■ **DATASET EXTRACT**
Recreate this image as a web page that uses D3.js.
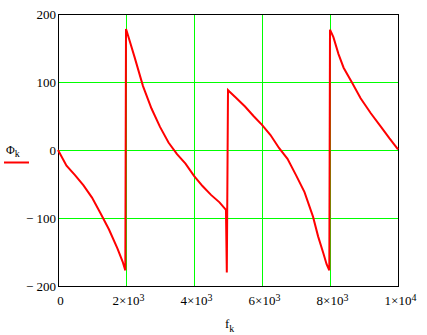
<!DOCTYPE html>
<html>
<head>
<meta charset="utf-8">
<script src="https://cdn.jsdelivr.net/npm/d3@7"></script>
<style>
  body { margin: 0; background: #fff; }
  svg { display: block; }
</style>
</head>
<body>
<div id="chart"></div>
<script>
// frequency samples f_k and phase Phi_k (degrees)
var fk = [0, 250, 500, 750, 1000, 1250, 1500, 1750, 1900, 1980,
  2000, 2020, 2250, 2500, 2750, 3000, 3250, 3500, 3750, 4000, 4250, 4500, 4750, 4940, 4965,
  5000, 5040, 5250, 5500, 5750, 6000, 6250, 6500, 6750, 7000, 7250, 7500, 7650, 7800, 7900, 7980,
  8000, 8100, 8250, 8400, 8650, 8900, 9200, 9500, 9750, 10000];
var phik = [0, -23, -37, -52, -70, -93, -117, -145, -164, -177,
  178, 175, 137, 94, 61, 34, 11, -6, -20, -38, -53, -66, -77, -88, -180,
  88, 86, 76, 64, 50, 37, 22, 3, -13, -37, -62, -98, -127, -151, -168, -177,
  177, 166, 141, 121, 99, 76, 54, 34, 17, 1];

var xTicks = [0, 2000, 4000, 6000, 8000, 10000];
var yTicks = [-200, -100, 0, 100, 200];
var xGrid = [2000, 4000, 6000, 8000];
var yGrid = [-100, 0, 100];

var serif = 'Liberation Serif';

var margin = {top: 14, right: 29, bottom: 49, left: 58};
var width = 427 - margin.left - margin.right;
var height = 335 - margin.top - margin.bottom;

var svg = d3.select('#chart').append('svg')
  .attr('width', 427)
  .attr('height', 335);

var g = svg.append('g')
  .attr('transform', 'translate(' + margin.left + ',' + margin.top + ')');

var x = d3.scaleLinear().domain([0, 10000]).range([0, width]);
var y = d3.scaleLinear().domain([-200, 200]).range([height, 0]);

// grid lines
g.append('g')
  .attr('transform', 'translate(0,' + height + ')')
  .call(d3.axisBottom(x).tickValues(xGrid).tickSize(-height).tickFormat(''))
  .call(function(s) { s.select('.domain').remove(); })
  .selectAll('line').attr('stroke', '#00ff00').attr('shape-rendering', 'crispEdges');

g.append('g')
  .call(d3.axisLeft(y).tickValues(yGrid).tickSize(-width).tickFormat(''))
  .call(function(s) { s.select('.domain').remove(); })
  .selectAll('line').attr('stroke', '#00ff00').attr('shape-rendering', 'crispEdges');

// y axis labels
g.append('g')
  .call(d3.axisLeft(y).tickValues(yTicks).tickSize(0).tickPadding(2)
    .tickFormat(function(d) { return d < 0 ? '\u2212 ' + Math.abs(d) : d; }))
  .call(function(s) { s.select('.domain').remove(); })
  .selectAll('text')
  .attr('font-family', serif)
  .attr('font-size', 13)
  .attr('dy', '0.38em')
  .attr('fill', '#000');

// x axis labels with superscript exponents
var xAxis = g.append('g')
  .attr('transform', 'translate(0,' + height + ')')
  .call(d3.axisBottom(x).tickValues(xTicks).tickSize(0).tickPadding(10).tickFormat(''))
  .call(function(s) { s.select('.domain').remove(); });

xAxis.selectAll('.tick text').each(function(d) {
  var t = d3.select(this)
    .attr('font-family', serif)
    .attr('font-size', 13)
    .attr('dy', '0.71em')
    .attr('fill', '#000')
    .attr('dx', 2);
  if (d === 0) {
    t.text('0');
    return;
  }
  var e = Math.floor(Math.log10(d));
  var m = d / Math.pow(10, e);
  t.append('tspan').text(m + '\u00d710');
  t.append('tspan').attr('dy', '-0.45em').attr('font-size', 10).text(e);
});

// frame
g.append('rect')
  .attr('width', width)
  .attr('height', height)
  .attr('fill', 'none')
  .attr('stroke', '#000')
  .attr('shape-rendering', 'crispEdges');

// trace
var line = d3.line()
  .x(function(d, i) { return x(fk[i]); })
  .y(function(d) { return y(d); });

g.append('path')
  .datum(phik)
  .attr('fill', 'none')
  .attr('stroke', '#ff0000')
  .attr('stroke-width', 2)
  .attr('d', line);

// axis title f_k
var xt = svg.append('text')
  .attr('x', 225)
  .attr('y', 328)
  .attr('font-family', serif)
  .attr('font-size', 13);
xt.append('tspan').text('f');
xt.append('tspan').attr('dy', 4).attr('font-size', 10).text('k');

// legend Phi_k
var lt = svg.append('text')
  .attr('x', 6)
  .attr('y', 154)
  .attr('font-family', serif)
  .attr('font-size', 12);
lt.append('tspan').text('\u03a6');
lt.append('tspan').attr('dy', 3).attr('font-size', 10).text('k');

svg.append('line')
  .attr('x1', 4).attr('x2', 29)
  .attr('y1', 162.5).attr('y2', 162.5)
  .attr('stroke', '#ff0000')
  .attr('stroke-width', 2);
</script>
</body>
</html>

■ **SHORT PROBLEM**
Pictures are excluded; extract exactly the lines from the start of the data through the line that holds "var y = d3.scaleLinear().domain([-200, 200]).range([height, 0]);", both ends included.

■ **WRITTEN SOLUTION**
Recreate this image as a web page that uses D3.js.
<!DOCTYPE html>
<html>
<head>
<meta charset="utf-8">
<script src="https://cdn.jsdelivr.net/npm/d3@7"></script>
<style>
  body { margin: 0; background: #fff; }
  svg { display: block; }
</style>
</head>
<body>
<div id="chart"></div>
<script>
// frequency samples f_k and phase Phi_k (degrees)
var fk = [0, 250, 500, 750, 1000, 1250, 1500, 1750, 1900, 1980,
  2000, 2020, 2250, 2500, 2750, 3000, 3250, 3500, 3750, 4000, 4250, 4500, 4750, 4940, 4965,
  5000, 5040, 5250, 5500, 5750, 6000, 6250, 6500, 6750, 7000, 7250, 7500, 7650, 7800, 7900, 7980,
  8000, 8100, 8250, 8400, 8650, 8900, 9200, 9500, 9750, 10000];
var phik = [0, -23, -37, -52, -70, -93, -117, -145, -164, -177,
  178, 175, 137, 94, 61, 34, 11, -6, -20, -38, -53, -66, -77, -88, -180,
  88, 86, 76, 64, 50, 37, 22, 3, -13, -37, -62, -98, -127, -151, -168, -177,
  177, 166, 141, 121, 99, 76, 54, 34, 17, 1];

var xTicks = [0, 2000, 4000, 6000, 8000, 10000];
var yTicks = [-200, -100, 0, 100, 200];
var xGrid = [2000, 4000, 6000, 8000];
var yGrid = [-100, 0, 100];

var serif = 'Liberation Serif';

var margin = {top: 14, right: 29, bottom: 49, left: 58};
var width = 427 - margin.left - margin.right;
var height = 335 - margin.top - margin.bottom;

var svg = d3.select('#chart').append('svg')
  .attr('width', 427)
  .attr('height', 335);

var g = svg.append('g')
  .attr('transform', 'translate(' + margin.left + ',' + margin.top + ')');

var x = d3.scaleLinear().domain([0, 10000]).range([0, width]);
var y = d3.scaleLinear().domain([-200, 200]).range([height, 0]);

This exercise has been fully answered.